» **PROBLEM STATEMENT**: Only the pictures are left out: repeat the rest of the entries exactly.

» **TASK INPUT**:

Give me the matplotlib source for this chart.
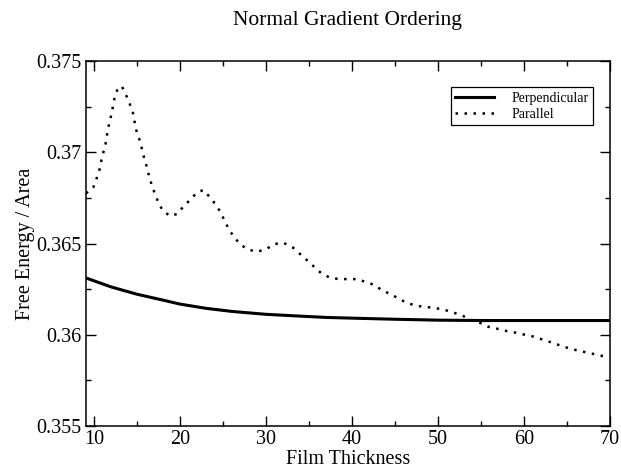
import matplotlib
matplotlib.use("Agg")
import matplotlib.pyplot as plt
from matplotlib.ticker import MultipleLocator

plt.rcParams['font.family'] = ['Liberation Serif', 'DejaVu Serif']

# film thickness / free energy per area
par_x = [9.07, 9.92, 10.31, 10.70, 10.90, 11.16, 11.40, 11.55, 11.78, 12.06,
         12.24, 12.44, 12.71, 13.22, 13.64, 14.10, 14.50, 14.88, 15.27, 15.55,
         15.81, 16.13, 16.40, 16.71, 17.09, 17.48, 17.99, 18.84, 19.69, 20.38,
         21.16, 21.94, 22.71, 23.49, 24.19, 24.73, 25.23, 25.73, 26.31, 26.98,
         27.83, 28.92, 30.00, 30.93, 32.01, 33.10, 33.87, 34.73, 35.58, 36.4,
         37.3, 38.4, 39.5, 40.6, 41.6, 42.6, 43.6, 44.5, 45.5, 46.4,
         47.6, 48.6, 49.6, 50.8, 51.9, 52.9, 53.9, 54.9, 55.9, 57.0,
         58.0, 59.2, 60.2, 61.3, 62.3, 63.4, 64.4, 65.5, 66.5, 67.6,
         68.6, 69.7]
par_y = [0.36775, 0.36808, 0.36857, 0.36915, 0.36967, 0.37012, 0.37058, 0.37107, 0.37162, 0.37213,
         0.37264, 0.37308, 0.37341, 0.37363, 0.37323, 0.37272, 0.37222, 0.37126, 0.37071, 0.37022,
         0.36972, 0.36921, 0.36870, 0.36821, 0.36771, 0.36726, 0.36680, 0.36651, 0.36662, 0.36702,
         0.36738, 0.36778, 0.36793, 0.36753, 0.36711, 0.36669, 0.36620, 0.36574, 0.36534, 0.36497,
         0.36468, 0.36455, 0.36468, 0.36497, 0.36504, 0.36479, 0.36446, 0.36410, 0.36373, 0.36338,
         0.36316, 0.36305, 0.36305, 0.36305, 0.36289, 0.36273, 0.36240, 0.36223, 0.36196, 0.36174,
         0.36158, 0.36152, 0.36147, 0.36136, 0.36120, 0.36103, 0.36080, 0.36065, 0.36043, 0.36032,
         0.36020, 0.36010, 0.35999, 0.35988, 0.35971, 0.35955, 0.35938, 0.35922, 0.35911, 0.35900,
         0.35889, 0.35878]

perp_x = [9.07, 12, 15, 18, 20, 23, 26, 30, 34, 37, 40, 45, 50, 55, 60, 65, 70]
perp_y = [0.36311, 0.36262, 0.36222, 0.36190, 0.36168, 0.36145, 0.36128, 0.36112, 0.36102,
          0.36095, 0.36091, 0.36085, 0.36080, 0.36078, 0.36078, 0.36078, 0.36078]

ytick_vals = [0.355, 0.36, 0.365, 0.37, 0.375]
ytick_labels = ['0.355', '0.36', '0.365', '0.37', '0.375']

fig = plt.figure(figsize=(6.21, 4.68), dpi=100)
ax = fig.add_axes([0.1385, 0.0897, 0.8438, 0.78])

ax.plot(perp_x, perp_y, color='black', lw=2.2, label='Perpendicular')
ax.plot(par_x, par_y, color='black', lw=1.8, linestyle=(0, (1, 2.6)),
        label='Parallel')

ax.set_xlim(9.07, 70)
ax.set_ylim(0.355, 0.375)
ax.xaxis.set_major_locator(MultipleLocator(10))
ax.xaxis.set_minor_locator(MultipleLocator(5))
ax.set_yticks(ytick_vals)
ax.set_yticklabels(ytick_labels)
ax.yaxis.set_minor_locator(MultipleLocator(0.0025))

ax.tick_params(which='both', direction='in', top=True, right=True,
               labelsize=14.5, width=1)
ax.tick_params(which='major', length=7)
ax.tick_params(which='minor', length=3.5)
ax.tick_params(axis='y', pad=3)
ax.tick_params(axis='x', pad=3)
for s in ax.spines.values():
    s.set_linewidth(1.1)

ax.set_xlabel('Film Thickness', fontsize=14.5, labelpad=0.5)
ax.set_ylabel('Free Energy / Area', fontsize=14.5, labelpad=1)
fig.text(0.56, 0.957, 'Normal Gradient Ordering', fontsize=15.5,
         ha='center', va='center')

leg = ax.legend(loc='upper right', bbox_to_anchor=(0.9676, 0.9288),
                borderaxespad=0, fontsize=10, fancybox=False,
                edgecolor='black', framealpha=1, handlelength=2.8,
                borderpad=0.35, labelspacing=0.2, handletextpad=1.2)
leg.get_frame().set_linewidth(0.9)

fig.savefig('out.png', dpi=100)
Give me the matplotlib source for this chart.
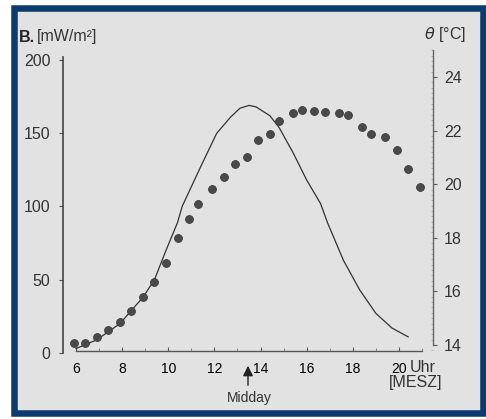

» **COMPLETED TASK**:
Give me the matplotlib source for this chart.
import matplotlib
matplotlib.use("Agg")
import matplotlib.pyplot as plt
from matplotlib.ticker import MultipleLocator

plt.rcParams['font.family'] = ['Liberation Serif', 'DejaVu Serif']

# film thickness / free energy per area
par_x = [9.07, 9.92, 10.31, 10.70, 10.90, 11.16, 11.40, 11.55, 11.78, 12.06,
         12.24, 12.44, 12.71, 13.22, 13.64, 14.10, 14.50, 14.88, 15.27, 15.55,
         15.81, 16.13, 16.40, 16.71, 17.09, 17.48, 17.99, 18.84, 19.69, 20.38,
         21.16, 21.94, 22.71, 23.49, 24.19, 24.73, 25.23, 25.73, 26.31, 26.98,
         27.83, 28.92, 30.00, 30.93, 32.01, 33.10, 33.87, 34.73, 35.58, 36.4,
         37.3, 38.4, 39.5, 40.6, 41.6, 42.6, 43.6, 44.5, 45.5, 46.4,
         47.6, 48.6, 49.6, 50.8, 51.9, 52.9, 53.9, 54.9, 55.9, 57.0,
         58.0, 59.2, 60.2, 61.3, 62.3, 63.4, 64.4, 65.5, 66.5, 67.6,
         68.6, 69.7]
par_y = [0.36775, 0.36808, 0.36857, 0.36915, 0.36967, 0.37012, 0.37058, 0.37107, 0.37162, 0.37213,
         0.37264, 0.37308, 0.37341, 0.37363, 0.37323, 0.37272, 0.37222, 0.37126, 0.37071, 0.37022,
         0.36972, 0.36921, 0.36870, 0.36821, 0.36771, 0.36726, 0.36680, 0.36651, 0.36662, 0.36702,
         0.36738, 0.36778, 0.36793, 0.36753, 0.36711, 0.36669, 0.36620, 0.36574, 0.36534, 0.36497,
         0.36468, 0.36455, 0.36468, 0.36497, 0.36504, 0.36479, 0.36446, 0.36410, 0.36373, 0.36338,
         0.36316, 0.36305, 0.36305, 0.36305, 0.36289, 0.36273, 0.36240, 0.36223, 0.36196, 0.36174,
         0.36158, 0.36152, 0.36147, 0.36136, 0.36120, 0.36103, 0.36080, 0.36065, 0.36043, 0.36032,
         0.36020, 0.36010, 0.35999, 0.35988, 0.35971, 0.35955, 0.35938, 0.35922, 0.35911, 0.35900,
         0.35889, 0.35878]

perp_x = [9.07, 12, 15, 18, 20, 23, 26, 30, 34, 37, 40, 45, 50, 55, 60, 65, 70]
perp_y = [0.36311, 0.36262, 0.36222, 0.36190, 0.36168, 0.36145, 0.36128, 0.36112, 0.36102,
          0.36095, 0.36091, 0.36085, 0.36080, 0.36078, 0.36078, 0.36078, 0.36078]

ytick_vals = [0.355, 0.36, 0.365, 0.37, 0.375]
ytick_labels = ['0.355', '0.36', '0.365', '0.37', '0.375']

fig = plt.figure(figsize=(6.21, 4.68), dpi=100)
ax = fig.add_axes([0.1385, 0.0897, 0.8438, 0.78])

ax.plot(perp_x, perp_y, color='black', lw=2.2, label='Perpendicular')
ax.plot(par_x, par_y, color='black', lw=1.8, linestyle=(0, (1, 2.6)),
        label='Parallel')

ax.set_xlim(9.07, 70)
ax.set_ylim(0.355, 0.375)
ax.xaxis.set_major_locator(MultipleLocator(10))
ax.xaxis.set_minor_locator(MultipleLocator(5))
ax.set_yticks(ytick_vals)
ax.set_yticklabels(ytick_labels)
ax.yaxis.set_minor_locator(MultipleLocator(0.0025))

ax.tick_params(which='both', direction='in', top=True, right=True,
               labelsize=14.5, width=1)
ax.tick_params(which='major', length=7)
ax.tick_params(which='minor', length=3.5)
ax.tick_params(axis='y', pad=3)
ax.tick_params(axis='x', pad=3)
for s in ax.spines.values():
    s.set_linewidth(1.1)

ax.set_xlabel('Film Thickness', fontsize=14.5, labelpad=0.5)
ax.set_ylabel('Free Energy / Area', fontsize=14.5, labelpad=1)
fig.text(0.56, 0.957, 'Normal Gradient Ordering', fontsize=15.5,
         ha='center', va='center')

leg = ax.legend(loc='upper right', bbox_to_anchor=(0.9676, 0.9288),
                borderaxespad=0, fontsize=10, fancybox=False,
                edgecolor='black', framealpha=1, handlelength=2.8,
                borderpad=0.35, labelspacing=0.2, handletextpad=1.2)
leg.get_frame().set_linewidth(0.9)

fig.savefig('out.png', dpi=100)
Give me the matplotlib source for this chart.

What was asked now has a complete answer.